- WORK TO BE COMPLETED -
Repeat all the material exactly; pictures stay out of your copy.

== DATA LINES

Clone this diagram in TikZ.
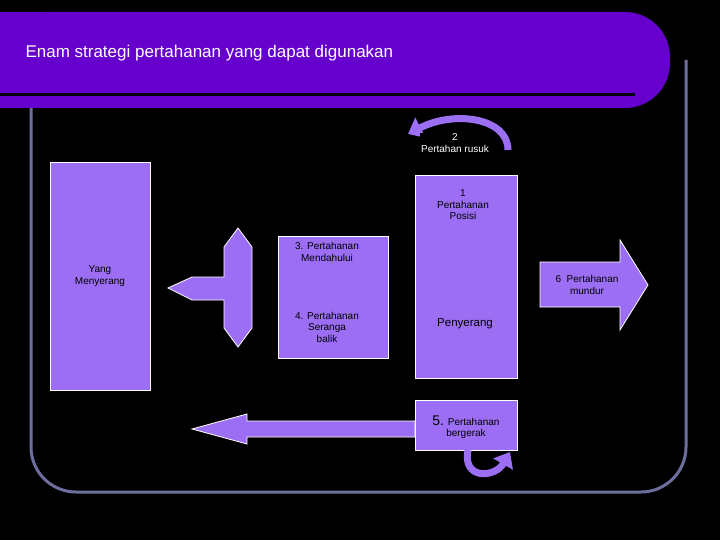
\documentclass[tikz,border=0pt]{standalone}
\usepackage{fontspec}
\setmainfont{Liberation Sans}
\usetikzlibrary{arrows.meta}
\definecolor{lav}{HTML}{9B6EF3}
\definecolor{barp}{HTML}{6600CC}
\definecolor{frm}{HTML}{6E6E9E}
\begin{document}
\begin{tikzpicture}[x=1pt,y=-1pt,
  shp/.style={fill=lav,draw=white,line width=0.8pt},
  lbl/.style={font=\fontsize{10}{11.5}\selectfont,align=center,text=black},
  carrow/.style={draw=lav,line width=7pt,-{Triangle[length=14pt,width=22pt]}}]
\fill[black] (0,0) rectangle (720,540);
\useasboundingbox (0,0) rectangle (720,540);
% frame
\draw[frm,line width=3pt,rounded corners=45pt] (31,60) -- (31,492) -- (686,492) -- (686,60);
% title bar
\fill[barp,rounded corners=45pt] (0,12) -- (670,12) -- (670,108) -- (0,108) -- cycle;
\fill[barp] (0,12) rectangle (60,108);
\draw[black,line width=3pt] (0,95) -- (635,95);
\node[anchor=west,text=white,font=\fontsize{17}{20}\selectfont] (title) at (22,53) {Enam strategi pertahanan yang dapat digunakan};
% boxes
\node[shp,minimum width=100pt,minimum height=228pt,inner sep=0pt] (ym) at (100,276) {};
\node[lbl] at (ym) {Yang\\Menyerang};
\draw[shp] (238,228) -- (252,247) -- (252,328) -- (238,347) -- (224,328) -- (224,300) -- (192,300) -- (168,288) -- (192,277) -- (224,277) -- (224,247) -- cycle;
\node[shp,minimum width=110pt,minimum height=122pt,inner sep=0pt] (b34) at (333,297) {};
\node[lbl] (t3) at (327,252) {3. Pertahanan\\Mendahului};
\node[lbl] (t4) at (327,327) {4. Pertahanan\\Seranga\\balik};
\node[shp,minimum width=102pt,minimum height=203pt,inner sep=0pt] (b1) at (466,276.5) {};
\node[lbl] (t1) at (463,205) {1\\Pertahanan\\Posisi};
\node[lbl,font=\fontsize{11.5}{13}\selectfont] (tp) at (465,324) {Penyerang};
% right arrow
\draw[shp] (540,262) -- (620,262) -- (620,240) -- (648,285) -- (620,330) -- (620,307) -- (540,307) -- cycle;
\node[lbl] (t6) at (587,285) {6~ Pertahanan\\mundur};
% bottom arrow
\draw[shp] (415,421) -- (247,421) -- (247,414) -- (192,429) -- (247,444) -- (247,437) -- (415,437) -- cycle;
\node[shp,minimum width=102pt,minimum height=50pt,inner sep=0pt] (b5) at (466,425) {};
\node[lbl] (t5) at (466,427) {{\fontsize{14}{15}\selectfont 5.} Pertahanan\\bergerak};
% curved arrows
\draw[carrow] (508,150) .. controls (508,118) and (455,110) .. (408,134);
\draw[carrow] (468,450) .. controls (462,480) and (495,478) .. (510,452);
\node[lbl,text=white,fill=black,inner sep=1pt] (t2) at (455,143) {2\\Pertahan rusuk};
\end{tikzpicture}
\end{document}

====

- THE RESULT -
Clone this diagram in TikZ.
\documentclass[tikz,border=0pt]{standalone}
\usepackage{fontspec}
\setmainfont{Liberation Sans}
\usetikzlibrary{arrows.meta}
\definecolor{lav}{HTML}{9B6EF3}
\definecolor{barp}{HTML}{6600CC}
\definecolor{frm}{HTML}{6E6E9E}
\begin{document}
\begin{tikzpicture}[x=1pt,y=-1pt,
  shp/.style={fill=lav,draw=white,line width=0.8pt},
  lbl/.style={font=\fontsize{10}{11.5}\selectfont,align=center,text=black},
  carrow/.style={draw=lav,line width=7pt,-{Triangle[length=14pt,width=22pt]}}]
\fill[black] (0,0) rectangle (720,540);
\useasboundingbox (0,0) rectangle (720,540);
% frame
\draw[frm,line width=3pt,rounded corners=45pt] (31,60) -- (31,492) -- (686,492) -- (686,60);
% title bar
\fill[barp,rounded corners=45pt] (0,12) -- (670,12) -- (670,108) -- (0,108) -- cycle;
\fill[barp] (0,12) rectangle (60,108);
\draw[black,line width=3pt] (0,95) -- (635,95);
\node[anchor=west,text=white,font=\fontsize{17}{20}\selectfont] (title) at (22,53) {Enam strategi pertahanan yang dapat digunakan};
% boxes
\node[shp,minimum width=100pt,minimum height=228pt,inner sep=0pt] (ym) at (100,276) {};
\node[lbl] at (ym) {Yang\\Menyerang};
\draw[shp] (238,228) -- (252,247) -- (252,328) -- (238,347) -- (224,328) -- (224,300) -- (192,300) -- (168,288) -- (192,277) -- (224,277) -- (224,247) -- cycle;
\node[shp,minimum width=110pt,minimum height=122pt,inner sep=0pt] (b34) at (333,297) {};
\node[lbl] (t3) at (327,252) {3. Pertahanan\\Mendahului};
\node[lbl] (t4) at (327,327) {4. Pertahanan\\Seranga\\balik};
\node[shp,minimum width=102pt,minimum height=203pt,inner sep=0pt] (b1) at (466,276.5) {};
\node[lbl] (t1) at (463,205) {1\\Pertahanan\\Posisi};
\node[lbl,font=\fontsize{11.5}{13}\selectfont] (tp) at (465,324) {Penyerang};
% right arrow
\draw[shp] (540,262) -- (620,262) -- (620,240) -- (648,285) -- (620,330) -- (620,307) -- (540,307) -- cycle;
\node[lbl] (t6) at (587,285) {6~ Pertahanan\\mundur};
% bottom arrow
\draw[shp] (415,421) -- (247,421) -- (247,414) -- (192,429) -- (247,444) -- (247,437) -- (415,437) -- cycle;
\node[shp,minimum width=102pt,minimum height=50pt,inner sep=0pt] (b5) at (466,425) {};
\node[lbl] (t5) at (466,427) {{\fontsize{14}{15}\selectfont 5.} Pertahanan\\bergerak};
% curved arrows
\draw[carrow] (508,150) .. controls (508,118) and (455,110) .. (408,134);
\draw[carrow] (468,450) .. controls (462,480) and (495,478) .. (510,452);
\node[lbl,text=white,fill=black,inner sep=1pt] (t2) at (455,143) {2\\Pertahan rusuk};
\end{tikzpicture}
\end{document}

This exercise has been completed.